By Don Wilmott
Two years ago my dishwasher was recalled and I couldn’t have been happier. It was old anyway, and the cash payment I received was enough to subsidize a nice new one. If only all product recalls yielded such fortunate tales.
Whether its cars, cribs, or carrot juice, recalls are usually a royal pain. But when your daily IT operations are involved, you’re suddenly in the hot seat. Every laptop in the organization has to be brought in – or sent out – for repairs? Any or all of your desktop PCs may burst into flames at any time? Are you kidding? How are you going to manage a crisis like that?
Recent headlines have attracted plenty of attention to this "burning" issue. Case in point: Sony, which just announced a recall of more than half a million Vaio laptops after reports came in of dangerous overheating that could cause system damage or even injury. Sony has posted a firmware update for the BIOS, so maybe this problem won’t cause major disruptions, but stillÂ¿ "The satisfaction of our customers is our number one priority, and we will work diligently to ensure that your VAIO notebook is in top working order. We apologize for any inconvenience and appreciate your support in this matter," wrote Sony. OK, apology accepted.
The Sony news came one month after HP announced a recall of 50,000 laptop batteries after concerns about overheating and potential fires were voiced. For this problem, a physical battery replacement was required. Woe to the IT department that may have had a few hundred of those laptops.
Exhibit three is Dell, which is back in court talking about a case from 2004, when the company was sued for selling Optiplex computers with faulty capacitors that eventually failed. The suit alleges that Dell continued to sell the hardware even after it knew of the problems. (There’s a taste of Toyota in that detail.)
A North Carolina company called AIT sued Dell after it leased 2,000 Dell Optiplex systems to its clients. The losses: $16 million from cancelled contracts and $22 million for discounts it offered to customers. Dell says it shipped nearly 12 million of these computers and that 97 percent of them were likely to fail over three years. A win for AIT could cost Dell up to $120 million.

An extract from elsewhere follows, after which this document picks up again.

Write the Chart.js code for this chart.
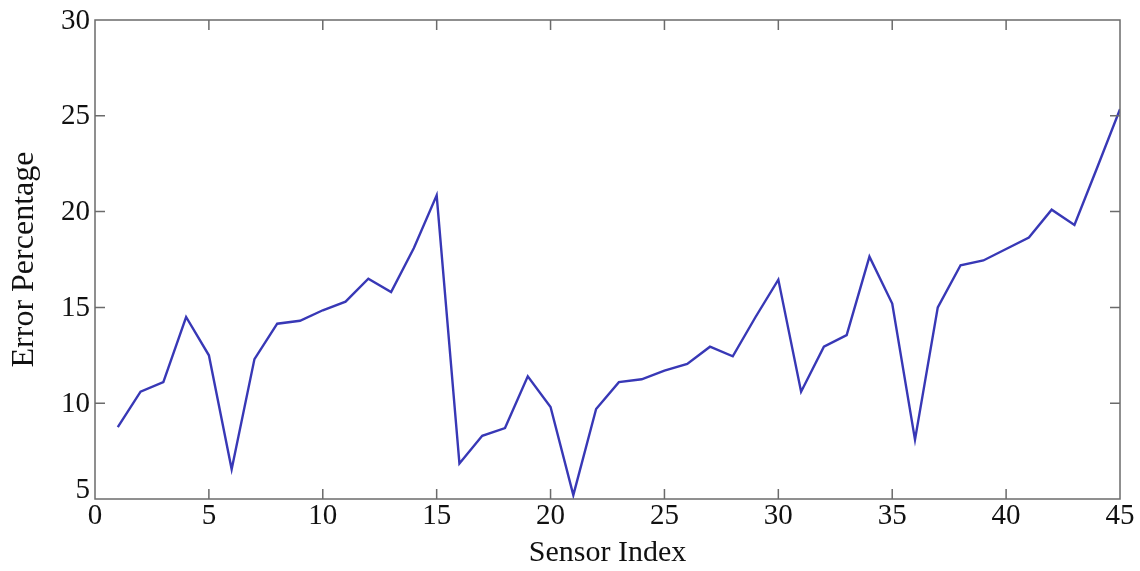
<!DOCTYPE html>
<html>
<head>
<meta charset="utf-8">
<script src="https://cdn.jsdelivr.net/npm/chart.js@4/dist/chart.umd.min.js"></script>
<style>
  html, body { margin: 0; padding: 0; background: #ffffff; }
  #wrap { width: 1140px; height: 571px; position: relative; }
</style>
</head>
<body>
<div id="wrap"><canvas id="c"></canvas></div>
<script>
// Sensor indices 1..45 and the error percentage measured at each
const sensorIndex = [1,2,3,4,5,6,7,8,9,10,11,12,13,14,15,16,17,18,19,20,21,22,23,24,25,26,27,28,29,30,31,32,33,34,35,36,37,38,39,40,41,42,43,44,45];
const errorPercent = [8.75,10.6,11.1,14.5,12.5,6.55,12.3,14.15,14.3,14.85,15.3,16.5,15.8,18.1,20.85,6.85,8.3,8.7,11.4,9.8,5.2,9.7,11.1,11.25,11.7,12.05,12.95,12.45,14.5,16.45,10.6,12.95,13.55,17.65,15.2,8.1,15.0,17.2,17.45,18.05,18.65,20.1,19.3,22.3,25.35];
const xTicks = [0,5,10,15,20,25,30,35,40,45];
const yTicks = [5,10,15,20,25,30];

const serif = '"Liberation Serif", "Times New Roman", "DejaVu Serif", serif';
const frameColor = '#6b6b6b';
const textColor = '#111111';

// Box around the plot, inward tick marks on all four sides, and y tick labels
const framePlugin = {
  id: 'frame',
  afterDraw(chart) {
    const { ctx, chartArea: a, scales } = chart;
    const xs = scales.x, ys = scales.y;
    const len = 10;
    ctx.save();
    ctx.strokeStyle = frameColor;
    ctx.lineWidth = 1.5;
    ctx.beginPath();
    xTicks.forEach(v => {
      const px = xs.getPixelForValue(v);
      if (v === xs.min || v === xs.max) return;
      ctx.moveTo(px, a.bottom); ctx.lineTo(px, a.bottom - len);
      ctx.moveTo(px, a.top); ctx.lineTo(px, a.top + len);
    });
    yTicks.forEach(v => {
      const py = ys.getPixelForValue(v);
      if (v === ys.min || v === ys.max) return;
      ctx.moveTo(a.left, py); ctx.lineTo(a.left + len, py);
      ctx.moveTo(a.right, py); ctx.lineTo(a.right - len, py);
    });
    ctx.stroke();
    ctx.strokeRect(a.left, a.top, a.right - a.left, a.bottom - a.top);

    ctx.fillStyle = textColor;
    ctx.font = '29px ' + serif;
    ctx.textAlign = 'right';
    yTicks.forEach(v => {
      const py = ys.getPixelForValue(v);
      if (v === ys.min) {
        ctx.textBaseline = 'alphabetic';
        ctx.fillText(String(v), a.left - 5, py - 1);
      } else {
        ctx.textBaseline = 'middle';
        ctx.fillText(String(v), a.left - 5, py + 1);
      }
    });
    ctx.restore();
  }
};

new Chart(document.getElementById('c'), {
  type: 'line',
  data: {
    datasets: [{
      data: sensorIndex.map((s, i) => ({ x: s, y: errorPercent[i] })),
      borderColor: '#3838b6',
      borderWidth: 2.4,
      pointRadius: 0,
      tension: 0,
      fill: false
    }]
  },
  options: {
    responsive: true,
    maintainAspectRatio: false,
    animation: false,
    events: [],
    layout: { padding: { top: 20, right: 20, left: 0, bottom: 0 } },
    plugins: { legend: { display: false }, tooltip: { enabled: false } },
    scales: {
      x: {
        type: 'linear',
        min: 0, max: 45,
        afterBuildTicks(scale) { scale.ticks = xTicks.map(v => ({ value: v })); },
        grid: { display: false, drawTicks: false },
        border: { display: false },
        ticks: {
          font: { family: serif, size: 29 },
          color: textColor,
          padding: 0,
          maxRotation: 0,
          autoSkip: false
        },
        title: {
          display: true,
          text: 'Sensor Index',
          font: { family: serif, size: 30 },
          color: textColor,
          padding: { top: 3, bottom: 0 }
        },
        afterFit(scale) { scale.height = 72; }
      },
      y: {
        type: 'linear',
        min: 5, max: 30,
        afterBuildTicks(scale) { scale.ticks = yTicks.map(v => ({ value: v })); },
        grid: { display: false, drawTicks: false },
        border: { display: false },
        ticks: { display: false },
        title: {
          display: true,
          text: 'Error Percentage',
          font: { family: serif, size: 32 },
          color: textColor,
          padding: { top: 5, bottom: 0 }
        },
        afterFit(scale) { scale.width = 95; }
      }
    }
  },
  plugins: [framePlugin]
});
</script>
</body>
</html>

This is scary stuff, isn’t it? Not until I read all these reports at around the same time did it strike met that mass hardware failure or recall is something that actually requires an IT disaster plan, just like the threat of a fire, flood, or earthquake does. Strange, then, that no one seems to have penned the ultimate list of "best practices" for surviving a big computer recall. Reams have been written about recovering from data loss disasters, but there’s scant info out there about how to guard against the productivity loss of suddenly learning that a big chunk of your hardware infrastructure may be pulled out of service, even temporarily. Do you have a plan?
The starting point, it seems to me, is simply to know what you have and what its status is. As we’ve seen, notifications and recalls come fast and furiously, and if you don’t have your installed base under control you won’t even know when you’ve got a potential problem.
The next step: centralize your data and float what you can in the cloud, not just as a way to protect your data but to give anyone who needs access to it the ability to get it from any Net-connected computer or laptop. Did five laptops burst into flames? OK, worry about the lawsuits later but first concentrate on getting backup and loaner equipment, and make sure no one spends a day without data. Worry enough, but not too much. The vast majority of hardware is robust enough to make it through its lifecycle without drama. But every once in a while you’ve got to ready to go into backup mode. Fast.